6. Segundo José Gomes Ferreira, em “O terrível ofício de poeta”, «aqui solidão não significa emparedamento ou incomunicabilidade, mas afastamento provisório para sublimar a virtude de certas forças que aproximam mais os poetas dos homens» (1965:280).

7. José Gomes Ferreira confessa: «Nunca frequentei salas de aula com tanto proveito. O que eu aprendi nessa Universidade verdadeira!» (1965:100). O actor e encenador Mário Viegas perfilha da mesma opinião: «Aprendia-se imenso nessas tertúlias, discutindo, convivendo, bebendo, engatando. Agora ninguém convive, ninguém fala. A cidade desertificou-se» in Dacosta (2001:112).


 Referências

DACOSTA, Fernando (2001) Nascido no Estado Novo. Lisboa: Editorial Notícias/ Obras de F.D.

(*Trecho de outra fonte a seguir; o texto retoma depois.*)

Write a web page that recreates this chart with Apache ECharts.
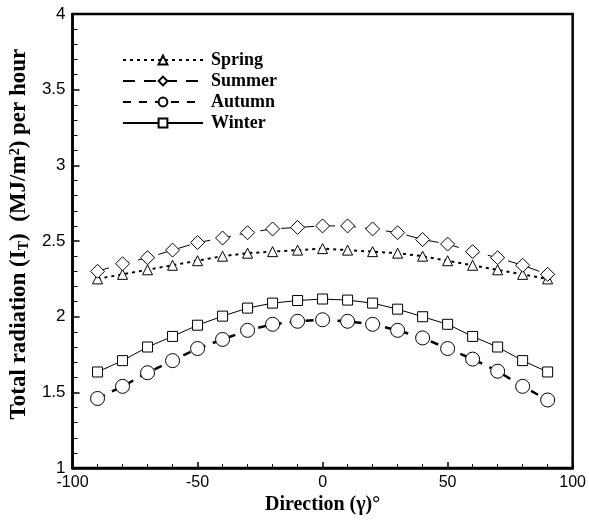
<!DOCTYPE html>
<html><head><meta charset="utf-8">
<script src="https://cdn.jsdelivr.net/npm/echarts@6/dist/echarts.min.js"></script>
<style>html,body{margin:0;padding:0;background:#fff}#c{width:589px;height:520px}</style>
</head><body><div id="c"></div>
<script>
const directions = [-90,-80,-70,-60,-50,-40,-30,-20,-10,0,10,20,30,40,50,60,70,80,90];
const spring = [2.25,2.28,2.31,2.34,2.37,2.40,2.42,2.43,2.44,2.45,2.44,2.43,2.42,2.40,2.37,2.34,2.31,2.28,2.25];
const summer = [2.30,2.35,2.39,2.44,2.49,2.52,2.555,2.58,2.59,2.60,2.60,2.58,2.555,2.51,2.48,2.43,2.39,2.34,2.28];
const autumn = [1.46,1.54,1.63,1.71,1.79,1.85,1.91,1.95,1.97,1.98,1.97,1.95,1.91,1.86,1.79,1.72,1.64,1.54,1.45];
const winter = [1.635,1.71,1.80,1.87,1.944,2.004,2.057,2.09,2.107,2.117,2.11,2.09,2.05,2.00,1.95,1.87,1.80,1.71,1.635];
const seriesNames = ['Spring','Summer','Autumn','Winter'];

const pairs = a => directions.map((d,i)=>[d,a[i]]);
const chart = echarts.init(document.getElementById('c'));
const mk = (name, data, symbol, size, lineStyle) => ({
  name, type:'line', data: pairs(data), symbol, symbolSize:size,
  lineStyle: Object.assign({color:'#000'}, lineStyle),
  itemStyle:{color:'#fff', borderColor:'#000', borderWidth:1},
  emphasis:{disabled:true}, z: 2
});
const serif = 'Liberation Serif';
chart.setOption({
  animation:false,
  grid:{left:70, right:16, top:14, bottom:48, show:true, borderColor:'#000', borderWidth:2.5},
  legend:{
    orient:'vertical', left:117, top:46, itemWidth:80, itemHeight:11, itemGap:3,
    data: seriesNames,
    textStyle:{fontFamily:serif, fontWeight:'bold', fontSize:18, color:'#000', padding:[0,0,0,3]}
  },
  xAxis:{
    type:'value', min:-100, max:100, interval:50,
    name:'Direction (γ)°', nameLocation:'middle', nameGap:23,
    nameTextStyle:{fontFamily:serif, fontWeight:'bold', fontSize:20, color:'#000'},
    axisLine:{onZero:false, lineStyle:{color:'#000', width:2.5}},
    axisTick:{inside:true, length:6, lineStyle:{color:'#000', width:1.5}},
    minorTick:{show:true, splitNumber:5, length:4, lineStyle:{color:'#000', width:1}},
    axisLabel:{fontFamily:'Liberation Sans', fontSize:16, color:'#000', margin:6},
    splitLine:{show:false}
  },
  yAxis:{
    type:'value', min:1, max:4, interval:0.5,
    name:'Total radiation (I{sub|T})  (MJ/m{sup|2}) per hour', nameLocation:'middle', nameGap:38,
    nameTextStyle:{fontFamily:serif, fontWeight:'bold', fontSize:23, color:'#000', padding:[0,0,0,14],
      rich:{sub:{fontFamily:serif, fontWeight:'bold', fontSize:14, verticalAlign:'bottom', padding:[9,0,0,0]},
            sup:{fontFamily:serif, fontWeight:'bold', fontSize:14, verticalAlign:'top', padding:[0,0,9,0]}}},
    axisLine:{onZero:false, lineStyle:{color:'#000', width:2.5}},
    axisTick:{inside:true, length:7, lineStyle:{color:'#000', width:1.5}},
    minorTick:{show:true, splitNumber:5, length:5, lineStyle:{color:'#000', width:1}},
    axisLabel:{fontFamily:'Liberation Sans', fontSize:17, color:'#000', margin:7},
    splitLine:{show:false}
  },
  series:[
    mk('Spring', spring, 'triangle', 10, {width:2, type:[3,4]}),
    mk('Summer', summer, 'diamond', 14, {width:1, type:[12,9]}),
    mk('Autumn', autumn, 'circle', 14, {width:2.5, type:[8,8]}),
    mk('Winter', winter, 'rect', 10, {width:1, type:'solid'})
  ]
});
</script></body></html>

FERREIRA, José Gomes (1965) A Memória das Palavras ou o gosto de falar de mim. Portugália/ Obras de JGF.

LOURENÇO, Eduardo (1978) O Labirinto da Saudade. Psicanálise Mítica do Destino Português. Lisboa: Publicações Dom Quixote, 3ª edição, 1988.

PATRÍCIO, António (1910) “Words…” in Serão Inquieto. Lisboa: Relógio d’Água/ Clássicos Portugueses, 1995.

SANTOS, João de Almeida (2000) Os Intelectuais e o Poder. Edições Fenda.

SARAMAGO, José (1971) Deste Mundo e do Outro. Lisboa: Editorial Caminho/ O Campo da Palavra, 3ª edição, 1985.

SILVA, Augusto Santos (1997) Palavras para um País: estudos incompletos sobre o século XIX português. Oeiras: Celta.